Among them was Rep. Rand Paul, who called for increased scrutiny of “those who are coming as students, those who are coming as immigrants, those who are coming as refugees.”
Such rhetoric comes despite the fact that people applying for refugee status already face a burdensome, and in many cases prohibitive, process for asylum, which includes at least 21 steps and can take years. Whatever laws are on the books, meanwhile, many are denied due process, with reports emerging that some Central American refugees caught in the recent raids are being sent into deportation proceedings in violation of the U.S. government’s own stated policies.
Perhaps most alarmingly, anti-refugee language is building in the midst of an election cycle where GOP candidates have largely refrained from criticizing Trump for invoking the U.S. policy of interning Japanese-Americans during WWII as justification for his proposed ban on non-American Muslim immigration.
When Muslim-American video blogger Nabela Noor asked former Governor Jeb Bush what he would do to address the “toxic climate” of rising attacks against Muslims, the candidate sought to present himself as a moderate.

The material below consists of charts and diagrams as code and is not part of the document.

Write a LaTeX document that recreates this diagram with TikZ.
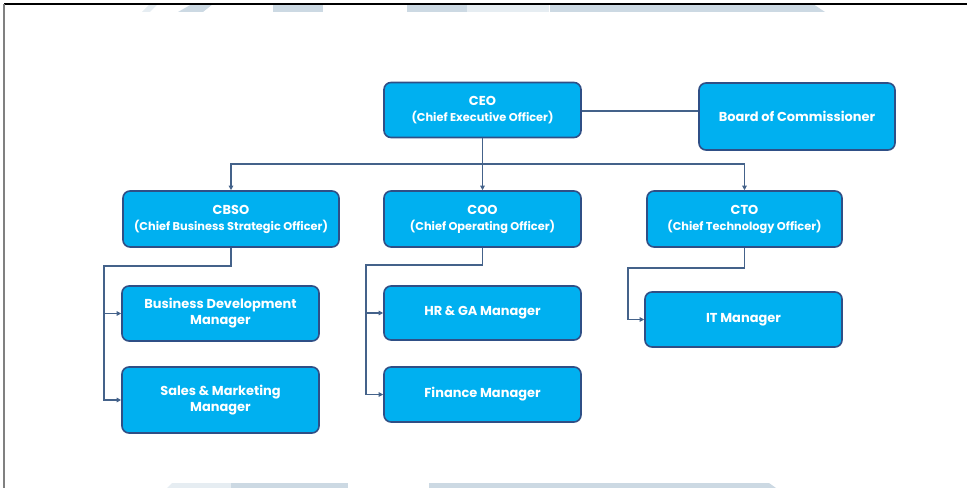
\documentclass[tikz,border=0pt]{standalone}
\usepackage{fontspec}
\setmainfont{Poppins}
\usetikzlibrary{arrows.meta,calc}
\definecolor{boxfill}{HTML}{00B0F0}
\definecolor{boxline}{HTML}{2F4F86}
\definecolor{conn}{HTML}{44628A}
\definecolor{wmark}{HTML}{CCD9E3}
\definecolor{wmarklight}{HTML}{E6EDF2}
\newcommand{\subline}[1]{{\fontsize{11.4}{16}\selectfont #1}}
\tikzset{
  orgbox/.style={draw=boxline, line width=1.6bp, fill=boxfill, rounded corners=7bp,
    text=white, font=\fontsize{13}{16}\selectfont\bfseries, align=center,
    inner sep=0pt},
  link/.style={draw=conn, line width=1.3bp},
  arr/.style={link, -{Triangle[length=4.5bp,width=4.5bp]}},
}
\begin{document}
\begin{tikzpicture}[x=1bp,y=-1bp]
\useasboundingbox (0,0) rectangle (967,488);
% watermark pieces
\fill[wmarklight] (142,12) -- (150,4) -- (158,4) -- (150,12) -- cycle;
\fill[wmark] (178,12) -- (192,4) -- (213,4) -- (203,12) -- cycle;
\fill[wmark] (273,4) rectangle (323,12);
\fill[wmark] (407,4) rectangle (467,12);
\fill[wmarklight] (467,4) rectangle (549,12);
\fill[wmark] (550,4) -- (813,4) -- (825,12) -- (550,12) -- cycle;
\fill[wmarklight] (167,488) -- (172,483) -- (231,483) -- (231,488) -- cycle;
\fill[wmark] (231,483) rectangle (348,488);
\fill[wmark] (429,483) -- (769,483) -- (776,488) -- (429,488) -- cycle;
% frame
\draw[black, line width=1.2bp] (4,4) -- (967,4);
\draw[gray, line width=1.5bp] (4,4) -- (4,488);
% nodes
\node[orgbox, minimum width=197bp, minimum height=55bp] (CEO) at (482.5,110) {CEO\\\subline{(Chief Executive Officer)}};
\node[orgbox, minimum width=196bp, minimum height=67bp] (BOC) at (797,116.5) {Board of Commissioner};
\node[orgbox, minimum width=216bp, minimum height=56bp] (CBSO) at (231,219) {CBSO\\\subline{(Chief Business Strategic Officer)}};
\node[orgbox, minimum width=197bp, minimum height=56bp] (COO) at (482.5,219) {COO\\\subline{(Chief Operating Officer)}};
\node[orgbox, minimum width=195bp, minimum height=56bp] (CTO) at (744.5,219) {CTO\\\subline{(Chief Technology Officer)}};
\node[orgbox, minimum width=197bp, minimum height=55bp] (BDM) at (220.5,313.5) {Business Development\\Manager};
\node[orgbox, minimum width=197bp, minimum height=66bp] (SMM) at (220.5,400) {Sales \& Marketing\\Manager};
\node[orgbox, minimum width=197bp, minimum height=54bp] (HRM) at (482.5,313) {HR \& GA Manager};
\node[orgbox, minimum width=197bp, minimum height=55bp] (FIN) at (482.5,394.5) {Finance Manager};
\node[orgbox, minimum width=197bp, minimum height=55bp] (ITM) at (743.5,319.5) {IT Manager};
% junction points
\coordinate (bus) at (482.5,164);
\coordinate (j1) at (104,266);
\coordinate (j2) at (366,265);
\coordinate (j3) at (628,268);
% connectors
\draw[link] (CEO.east |- 0,111) -- (BOC.west |- 0,111);
\draw[link] (CEO.south) -- (bus);
\draw[arr] (bus) -| (CBSO.north);
\draw[arr] (bus) -- (COO.north);
\draw[arr] (bus) -| (CTO.north);
\draw[arr] (CBSO.south) |- (j1) |- (SMM.west);
\draw[arr] (j1 |- BDM.west) -- (BDM.west);
\draw[arr] (COO.south) |- (j2) |- (FIN.west);
\draw[arr] (j2 |- HRM.west) -- (HRM.west);
\draw[arr] (CTO.south) |- (j3) |- (ITM.west);
\end{tikzpicture}
\end{document}
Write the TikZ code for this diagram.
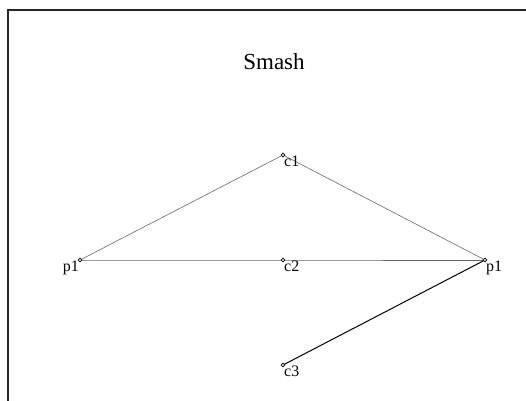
\documentclass[tikz,border=0pt]{standalone}
\usepackage{fontspec}
\setmainfont{Liberation Serif}
\usetikzlibrary{positioning}

\begin{document}
\begin{tikzpicture}[
  x=1pt, y=1pt,
  pt/.style={circle, draw, fill=white, inner sep=0pt, minimum size=3.6pt, line width=0.7pt},
  lbl/.style={font=\fontsize{16}{18}\selectfont, inner sep=1pt},
  edge/.style={draw=gray!80!black, line width=0.6pt}
]
  \useasboundingbox (0,0) rectangle (526,400);
  \clip (0,0) rectangle (526,400);
  % frame
  \draw[line width=1.4pt, black!85] (8,-10) -- (8,390) -- (540,390);

  \node (title) at (274,338) {\fontsize{23}{26}\selectfont Smash};

  \coordinate (pa) at (80,140);
  \coordinate (c1) at (283,245);
  \coordinate (c2) at (283,140);
  \coordinate (pb) at (485,140);
  \coordinate (c3) at (283,35);

  \draw[edge] (pa) -- (c1) -- (pb);
  \draw[edge] (pa) -- (c2) -- (pb);
  \draw[line width=1pt] (c3) -- (pb);

  \node[pt] at (pa) {};
  \node[pt] at (c1) {};
  \node[pt] at (c2) {};
  \node[pt] at (pb) {};
  \node[pt] at (c3) {};

  \node[lbl, anchor=north east] (pa-l) at (pa) {p1};
  \node[lbl, anchor=north west] (c1-l) at (c1) {c1};
  \node[lbl, anchor=north west] (c2-l) at (c2) {c2};
  \node[lbl, anchor=north west] (pb-l) at (pb) {p1};
  \node[lbl, anchor=north west] (c3-l) at (c3) {c3};
\end{tikzpicture}
\end{document}
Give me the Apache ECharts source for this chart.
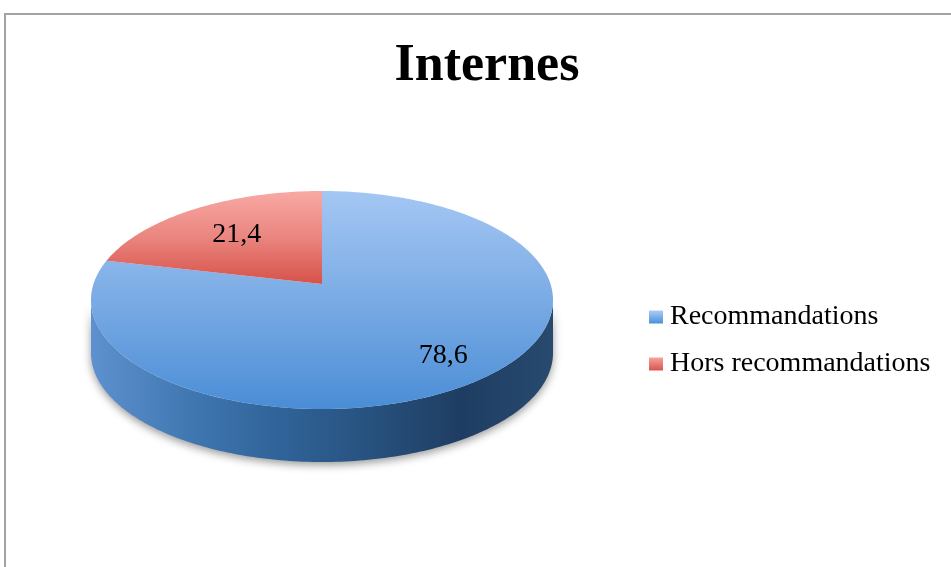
<!DOCTYPE html>
<html>
<head>
<meta charset="utf-8">
<script src="https://cdn.jsdelivr.net/npm/echarts@6/dist/echarts.min.js"></script>
<style>
html,body{margin:0;padding:0;background:#fff;}
#chart{width:951px;height:567px;}
</style>
</head>
<body>
<div id="chart"></div>
<script>
// data
const categories = ['Recommandations', 'Hors recommandations'];
const values = [78.6, 21.4];
const valueLabels = ['78,6', '21,4'];

// colours: top face (vertical gradient), side wall (horizontal), legend icon
const topColors = [['#a4c7f4', '#7aabe4', '#4a8dd6'], ['#f8a9a4', '#ea857f', '#d65249']];
const sideColors = [['#5d91cf', '#4279b3', '#30649a', '#27527f', '#1f3d62', '#284a6f'], ['#d0605a', '#b44842', '#9c3a35', '#7e2c28', '#8a332e']];
const iconColors = [['#aacdf6', '#4d8fd8'], ['#f7a39d', '#d9534c']];

// perspective disc: centre, half axes, perspective factor, thickness
const cx = 322, cy = 284, kx = 228.5, ky = 106.65, persp = 0.1468, depth = 53;
const total = values.reduce((a, b) => a + b, 0);

function proj(a, f) {
  // a = angle clockwise from 12 o'clock, f = fraction of radius
  const X = Math.sin(a) * f, Z = Math.cos(a) * f;
  const w = 1 + persp * Z;
  return [cx + kx * X / w, cy - ky * Z / w];
}
function startAngle(i) {
  let s = 0;
  for (let j = 0; j < i; j++) s += values[j];
  return s / total * Math.PI * 2;
}
function arc(a0, a1, dy) {
  const pts = [];
  const n = Math.max(2, Math.ceil((a1 - a0) / (Math.PI / 180)));
  for (let i = 0; i <= n; i++) {
    const p = proj(a0 + (a1 - a0) * i / n, 1);
    pts.push([p[0], p[1] + dy]);
  }
  return pts;
}
function grad(cols, horizontal) {
  return new echarts.graphic.LinearGradient(0, 0, horizontal ? 1 : 0, horizontal ? 0 : 1,
    cols.map((c, i) => ({ offset: i / (cols.length - 1), color: c })));
}

const chart = echarts.init(document.getElementById('chart'));

chart.setOption({
  backgroundColor: '#fff',
  animation: false,
  title: {
    text: 'Internes',
    left: 482,
    textAlign: 'center',
    top: 36,
    textStyle: { fontFamily: 'Liberation Serif', fontWeight: 'bold', fontSize: 52, color: '#000' }
  },
  legend: {
    orient: 'vertical',
    left: 644,
    top: 297,
    icon: 'rect',
    itemWidth: 14,
    itemHeight: 13,
    itemGap: 17,
    selectedMode: false,
    textStyle: { fontFamily: 'Liberation Serif', fontSize: 28, color: '#000', lineHeight: 30, padding: [0, 0, 0, 2] },
    data: categories
  },
  graphic: [{
    type: 'rect',
    shape: { x: 5, y: 14, width: 1000, height: 600 },
    style: { fill: 'none', stroke: '#a3a3a3', lineWidth: 2 },
    silent: true
  }],
  series: [
    {
      // side wall of the disc (only the front half is visible)
      type: 'custom',
      coordinateSystem: 'none',
      z: 1,
      silent: true,
      data: values,
      renderItem(params, api) {
        const i = params.dataIndex;
        const a0 = startAngle(i), a1 = a0 + api.value(0) / total * Math.PI * 2;
        const lo = Math.acos(-persp), hi = Math.PI * 2 - lo;
        const s = Math.max(a0, lo), e = Math.min(a1, hi);
        if (e <= s) return { type: 'group', children: [] };
        const pts = arc(s, e, 0).concat(arc(s, e, depth).reverse());
        return {
          type: 'polygon',
          shape: { points: pts },
          style: {
            fill: grad(sideColors[i], true),
            shadowBlur: 9,
            shadowColor: 'rgba(0,0,0,0.4)',
            shadowOffsetY: 3
          }
        };
      }
    },
    {
      // top face of each slice + value label
      type: 'custom',
      coordinateSystem: 'none',
      z: 2,
      silent: true,
      data: values,
      renderItem(params, api) {
        const i = params.dataIndex;
        const a0 = startAngle(i), a1 = a0 + api.value(0) / total * Math.PI * 2;
        const pts = [[cx, cy]].concat(arc(a0, a1, 0));
        const lp = proj((a0 + a1) / 2, 0.72);
        return {
          type: 'group',
          children: [
            { type: 'polygon', shape: { points: pts }, style: { fill: grad(topColors[i], false) } },
            {
              type: 'text',
              x: lp[0] + 9.5,
              y: lp[1] + 6,
              style: {
                text: valueLabels[i],
                fill: '#000',
                fontFamily: 'Liberation Serif',
                fontSize: 28,
                align: 'center',
                verticalAlign: 'middle',
                textAlign: 'center',
                textVerticalAlign: 'middle'
              }
            }
          ]
        };
      }
    },
    {
      // no visible marks: gives the legend its per-category entries
      type: 'pie',
      radius: [0, 0],
      center: [cx, cy],
      silent: true,
      label: { show: false },
      labelLine: { show: false },
      data: categories.map((n, i) => ({
        name: n,
        value: values[i],
        itemStyle: { color: grad(iconColors[i], false) }
      }))
    }
  ]
});
</script>
</body>
</html>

“Well, first of all, I think it's important that when we're running for the highest office in the land that we recognize that we're living in dangerous times and we have to be serious about it, that our words have consequences,” Bush said. "So, I think it's important for us to be careful about the language we use, which is why I've been critical of Donald Trump,” he continued.
The candidate, however, declined to disavow his previous statement that the U.S. should reject Muslim Syrian refugees yet welcome those who are Christian.
There are signs that such rhetoric is making its way to the other side of the aisle. When asked in the first Democratic debate which enemy she was "most proud of," former Secretary of State Hilary Clinton listed “the Iranians” among her top foes.